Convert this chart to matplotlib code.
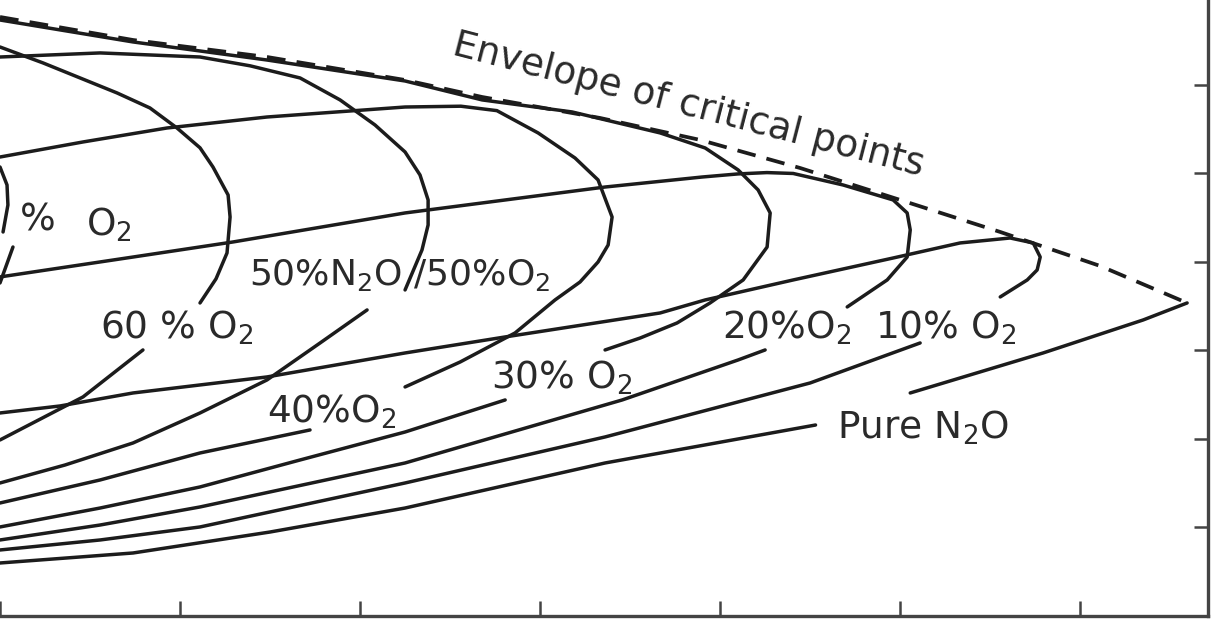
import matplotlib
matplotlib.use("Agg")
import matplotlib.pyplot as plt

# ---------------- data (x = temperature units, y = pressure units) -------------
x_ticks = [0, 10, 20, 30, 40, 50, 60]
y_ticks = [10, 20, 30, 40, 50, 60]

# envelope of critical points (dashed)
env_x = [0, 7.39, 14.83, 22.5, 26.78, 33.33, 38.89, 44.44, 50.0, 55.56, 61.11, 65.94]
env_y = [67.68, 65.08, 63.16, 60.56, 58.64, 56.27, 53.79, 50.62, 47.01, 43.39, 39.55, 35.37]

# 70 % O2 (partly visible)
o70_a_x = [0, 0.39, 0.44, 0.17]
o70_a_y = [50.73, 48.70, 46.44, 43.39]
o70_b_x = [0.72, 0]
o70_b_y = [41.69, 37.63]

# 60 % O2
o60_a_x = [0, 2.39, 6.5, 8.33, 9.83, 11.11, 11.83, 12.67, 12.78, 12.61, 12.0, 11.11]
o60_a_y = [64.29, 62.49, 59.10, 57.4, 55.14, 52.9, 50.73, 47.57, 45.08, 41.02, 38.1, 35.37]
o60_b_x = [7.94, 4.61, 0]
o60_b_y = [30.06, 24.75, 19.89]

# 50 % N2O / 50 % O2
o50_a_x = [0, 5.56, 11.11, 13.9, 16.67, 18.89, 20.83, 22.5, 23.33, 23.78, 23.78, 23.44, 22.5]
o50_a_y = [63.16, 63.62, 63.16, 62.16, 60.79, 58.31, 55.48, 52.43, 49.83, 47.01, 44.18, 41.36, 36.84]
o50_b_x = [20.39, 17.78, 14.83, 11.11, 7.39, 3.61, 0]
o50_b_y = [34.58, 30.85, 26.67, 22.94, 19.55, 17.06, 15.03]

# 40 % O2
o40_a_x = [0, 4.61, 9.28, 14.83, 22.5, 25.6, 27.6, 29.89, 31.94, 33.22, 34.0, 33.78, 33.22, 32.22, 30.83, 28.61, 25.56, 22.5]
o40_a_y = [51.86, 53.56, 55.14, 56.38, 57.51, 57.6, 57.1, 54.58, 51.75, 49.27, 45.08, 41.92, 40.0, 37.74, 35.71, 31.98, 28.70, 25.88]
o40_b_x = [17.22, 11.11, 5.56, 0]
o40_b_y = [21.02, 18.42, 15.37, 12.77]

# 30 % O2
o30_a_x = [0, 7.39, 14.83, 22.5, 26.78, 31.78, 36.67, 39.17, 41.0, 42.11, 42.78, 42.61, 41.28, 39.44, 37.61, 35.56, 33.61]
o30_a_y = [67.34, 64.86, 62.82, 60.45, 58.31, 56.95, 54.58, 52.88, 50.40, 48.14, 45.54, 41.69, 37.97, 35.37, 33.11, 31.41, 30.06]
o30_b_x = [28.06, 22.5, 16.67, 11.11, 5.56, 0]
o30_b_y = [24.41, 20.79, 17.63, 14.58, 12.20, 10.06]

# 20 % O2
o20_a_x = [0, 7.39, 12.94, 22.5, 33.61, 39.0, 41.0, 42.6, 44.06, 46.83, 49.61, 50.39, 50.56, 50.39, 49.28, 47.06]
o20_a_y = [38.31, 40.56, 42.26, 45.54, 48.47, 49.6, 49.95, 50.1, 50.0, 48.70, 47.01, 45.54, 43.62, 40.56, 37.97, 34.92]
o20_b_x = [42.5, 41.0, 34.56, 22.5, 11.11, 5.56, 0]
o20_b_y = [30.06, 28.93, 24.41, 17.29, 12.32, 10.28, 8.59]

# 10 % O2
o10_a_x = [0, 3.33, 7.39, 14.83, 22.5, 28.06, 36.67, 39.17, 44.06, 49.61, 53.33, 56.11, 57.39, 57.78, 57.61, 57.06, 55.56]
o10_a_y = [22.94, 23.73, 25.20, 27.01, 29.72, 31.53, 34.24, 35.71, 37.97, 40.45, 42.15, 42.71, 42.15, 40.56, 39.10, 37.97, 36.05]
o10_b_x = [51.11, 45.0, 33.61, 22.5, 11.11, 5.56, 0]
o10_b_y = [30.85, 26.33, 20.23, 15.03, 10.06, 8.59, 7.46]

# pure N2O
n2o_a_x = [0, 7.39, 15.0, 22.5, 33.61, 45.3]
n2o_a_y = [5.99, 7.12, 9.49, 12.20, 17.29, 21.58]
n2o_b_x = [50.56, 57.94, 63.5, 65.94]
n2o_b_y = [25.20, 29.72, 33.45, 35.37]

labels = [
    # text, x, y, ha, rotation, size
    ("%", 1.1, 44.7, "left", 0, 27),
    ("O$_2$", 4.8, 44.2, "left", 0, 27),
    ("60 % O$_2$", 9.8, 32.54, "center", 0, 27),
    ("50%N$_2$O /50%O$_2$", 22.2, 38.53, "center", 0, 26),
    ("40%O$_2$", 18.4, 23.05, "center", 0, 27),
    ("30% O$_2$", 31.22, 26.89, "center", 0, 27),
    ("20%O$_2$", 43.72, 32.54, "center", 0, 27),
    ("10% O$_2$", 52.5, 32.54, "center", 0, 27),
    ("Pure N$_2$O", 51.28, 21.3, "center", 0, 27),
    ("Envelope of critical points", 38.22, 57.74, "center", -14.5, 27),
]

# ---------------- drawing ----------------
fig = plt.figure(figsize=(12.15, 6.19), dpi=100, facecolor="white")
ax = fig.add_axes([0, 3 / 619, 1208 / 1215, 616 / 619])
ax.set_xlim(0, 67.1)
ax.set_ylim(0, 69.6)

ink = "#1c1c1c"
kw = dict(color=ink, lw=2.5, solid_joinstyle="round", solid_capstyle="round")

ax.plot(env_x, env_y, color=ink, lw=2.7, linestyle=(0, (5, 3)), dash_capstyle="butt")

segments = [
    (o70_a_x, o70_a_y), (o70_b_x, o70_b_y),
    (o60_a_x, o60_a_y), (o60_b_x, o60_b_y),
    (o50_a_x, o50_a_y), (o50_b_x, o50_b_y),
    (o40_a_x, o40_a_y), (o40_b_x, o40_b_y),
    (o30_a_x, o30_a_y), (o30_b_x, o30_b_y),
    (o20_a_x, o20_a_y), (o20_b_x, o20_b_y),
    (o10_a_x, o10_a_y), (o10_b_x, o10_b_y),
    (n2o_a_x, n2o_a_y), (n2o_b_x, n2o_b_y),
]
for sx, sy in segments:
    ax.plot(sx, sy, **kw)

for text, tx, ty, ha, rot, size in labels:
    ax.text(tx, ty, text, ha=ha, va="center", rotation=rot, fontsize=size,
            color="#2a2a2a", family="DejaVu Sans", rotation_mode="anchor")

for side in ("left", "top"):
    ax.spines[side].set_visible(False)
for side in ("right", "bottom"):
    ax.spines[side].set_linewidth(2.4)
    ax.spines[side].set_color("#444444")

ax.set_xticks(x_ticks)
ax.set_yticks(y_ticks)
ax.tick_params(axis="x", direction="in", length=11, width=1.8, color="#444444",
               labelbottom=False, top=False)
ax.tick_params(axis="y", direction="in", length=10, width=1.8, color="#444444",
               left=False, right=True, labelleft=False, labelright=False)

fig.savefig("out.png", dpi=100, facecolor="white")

============================================================

What is asked
Copy each line exactly, and leave the pictures out of your copy.

Finished task
Convert this chart to matplotlib code.
import matplotlib
matplotlib.use("Agg")
import matplotlib.pyplot as plt

# ---------------- data (x = temperature units, y = pressure units) -------------
x_ticks = [0, 10, 20, 30, 40, 50, 60]
y_ticks = [10, 20, 30, 40, 50, 60]

# envelope of critical points (dashed)
env_x = [0, 7.39, 14.83, 22.5, 26.78, 33.33, 38.89, 44.44, 50.0, 55.56, 61.11, 65.94]
env_y = [67.68, 65.08, 63.16, 60.56, 58.64, 56.27, 53.79, 50.62, 47.01, 43.39, 39.55, 35.37]

# 70 % O2 (partly visible)
o70_a_x = [0, 0.39, 0.44, 0.17]
o70_a_y = [50.73, 48.70, 46.44, 43.39]
o70_b_x = [0.72, 0]
o70_b_y = [41.69, 37.63]

# 60 % O2
o60_a_x = [0, 2.39, 6.5, 8.33, 9.83, 11.11, 11.83, 12.67, 12.78, 12.61, 12.0, 11.11]
o60_a_y = [64.29, 62.49, 59.10, 57.4, 55.14, 52.9, 50.73, 47.57, 45.08, 41.02, 38.1, 35.37]
o60_b_x = [7.94, 4.61, 0]
o60_b_y = [30.06, 24.75, 19.89]

# 50 % N2O / 50 % O2
o50_a_x = [0, 5.56, 11.11, 13.9, 16.67, 18.89, 20.83, 22.5, 23.33, 23.78, 23.78, 23.44, 22.5]
o50_a_y = [63.16, 63.62, 63.16, 62.16, 60.79, 58.31, 55.48, 52.43, 49.83, 47.01, 44.18, 41.36, 36.84]
o50_b_x = [20.39, 17.78, 14.83, 11.11, 7.39, 3.61, 0]
o50_b_y = [34.58, 30.85, 26.67, 22.94, 19.55, 17.06, 15.03]

# 40 % O2
o40_a_x = [0, 4.61, 9.28, 14.83, 22.5, 25.6, 27.6, 29.89, 31.94, 33.22, 34.0, 33.78, 33.22, 32.22, 30.83, 28.61, 25.56, 22.5]
o40_a_y = [51.86, 53.56, 55.14, 56.38, 57.51, 57.6, 57.1, 54.58, 51.75, 49.27, 45.08, 41.92, 40.0, 37.74, 35.71, 31.98, 28.70, 25.88]
o40_b_x = [17.22, 11.11, 5.56, 0]
o40_b_y = [21.02, 18.42, 15.37, 12.77]

# 30 % O2
o30_a_x = [0, 7.39, 14.83, 22.5, 26.78, 31.78, 36.67, 39.17, 41.0, 42.11, 42.78, 42.61, 41.28, 39.44, 37.61, 35.56, 33.61]
o30_a_y = [67.34, 64.86, 62.82, 60.45, 58.31, 56.95, 54.58, 52.88, 50.40, 48.14, 45.54, 41.69, 37.97, 35.37, 33.11, 31.41, 30.06]
o30_b_x = [28.06, 22.5, 16.67, 11.11, 5.56, 0]
o30_b_y = [24.41, 20.79, 17.63, 14.58, 12.20, 10.06]

# 20 % O2
o20_a_x = [0, 7.39, 12.94, 22.5, 33.61, 39.0, 41.0, 42.6, 44.06, 46.83, 49.61, 50.39, 50.56, 50.39, 49.28, 47.06]
o20_a_y = [38.31, 40.56, 42.26, 45.54, 48.47, 49.6, 49.95, 50.1, 50.0, 48.70, 47.01, 45.54, 43.62, 40.56, 37.97, 34.92]
o20_b_x = [42.5, 41.0, 34.56, 22.5, 11.11, 5.56, 0]
o20_b_y = [30.06, 28.93, 24.41, 17.29, 12.32, 10.28, 8.59]

# 10 % O2
o10_a_x = [0, 3.33, 7.39, 14.83, 22.5, 28.06, 36.67, 39.17, 44.06, 49.61, 53.33, 56.11, 57.39, 57.78, 57.61, 57.06, 55.56]
o10_a_y = [22.94, 23.73, 25.20, 27.01, 29.72, 31.53, 34.24, 35.71, 37.97, 40.45, 42.15, 42.71, 42.15, 40.56, 39.10, 37.97, 36.05]
o10_b_x = [51.11, 45.0, 33.61, 22.5, 11.11, 5.56, 0]
o10_b_y = [30.85, 26.33, 20.23, 15.03, 10.06, 8.59, 7.46]

# pure N2O
n2o_a_x = [0, 7.39, 15.0, 22.5, 33.61, 45.3]
n2o_a_y = [5.99, 7.12, 9.49, 12.20, 17.29, 21.58]
n2o_b_x = [50.56, 57.94, 63.5, 65.94]
n2o_b_y = [25.20, 29.72, 33.45, 35.37]

labels = [
    # text, x, y, ha, rotation, size
    ("%", 1.1, 44.7, "left", 0, 27),
    ("O$_2$", 4.8, 44.2, "left", 0, 27),
    ("60 % O$_2$", 9.8, 32.54, "center", 0, 27),
    ("50%N$_2$O /50%O$_2$", 22.2, 38.53, "center", 0, 26),
    ("40%O$_2$", 18.4, 23.05, "center", 0, 27),
    ("30% O$_2$", 31.22, 26.89, "center", 0, 27),
    ("20%O$_2$", 43.72, 32.54, "center", 0, 27),
    ("10% O$_2$", 52.5, 32.54, "center", 0, 27),
    ("Pure N$_2$O", 51.28, 21.3, "center", 0, 27),
    ("Envelope of critical points", 38.22, 57.74, "center", -14.5, 27),
]

# ---------------- drawing ----------------
fig = plt.figure(figsize=(12.15, 6.19), dpi=100, facecolor="white")
ax = fig.add_axes([0, 3 / 619, 1208 / 1215, 616 / 619])
ax.set_xlim(0, 67.1)
ax.set_ylim(0, 69.6)

ink = "#1c1c1c"
kw = dict(color=ink, lw=2.5, solid_joinstyle="round", solid_capstyle="round")

ax.plot(env_x, env_y, color=ink, lw=2.7, linestyle=(0, (5, 3)), dash_capstyle="butt")

segments = [
    (o70_a_x, o70_a_y), (o70_b_x, o70_b_y),
    (o60_a_x, o60_a_y), (o60_b_x, o60_b_y),
    (o50_a_x, o50_a_y), (o50_b_x, o50_b_y),
    (o40_a_x, o40_a_y), (o40_b_x, o40_b_y),
    (o30_a_x, o30_a_y), (o30_b_x, o30_b_y),
    (o20_a_x, o20_a_y), (o20_b_x, o20_b_y),
    (o10_a_x, o10_a_y), (o10_b_x, o10_b_y),
    (n2o_a_x, n2o_a_y), (n2o_b_x, n2o_b_y),
]
for sx, sy in segments:
    ax.plot(sx, sy, **kw)

for text, tx, ty, ha, rot, size in labels:
    ax.text(tx, ty, text, ha=ha, va="center", rotation=rot, fontsize=size,
            color="#2a2a2a", family="DejaVu Sans", rotation_mode="anchor")

for side in ("left", "top"):
    ax.spines[side].set_visible(False)
for side in ("right", "bottom"):
    ax.spines[side].set_linewidth(2.4)
    ax.spines[side].set_color("#444444")

ax.set_xticks(x_ticks)
ax.set_yticks(y_ticks)
ax.tick_params(axis="x", direction="in", length=11, width=1.8, color="#444444",
               labelbottom=False, top=False)
ax.tick_params(axis="y", direction="in", length=10, width=1.8, color="#444444",
               left=False, right=True, labelleft=False, labelright=False)

fig.savefig("out.png", dpi=100, facecolor="white")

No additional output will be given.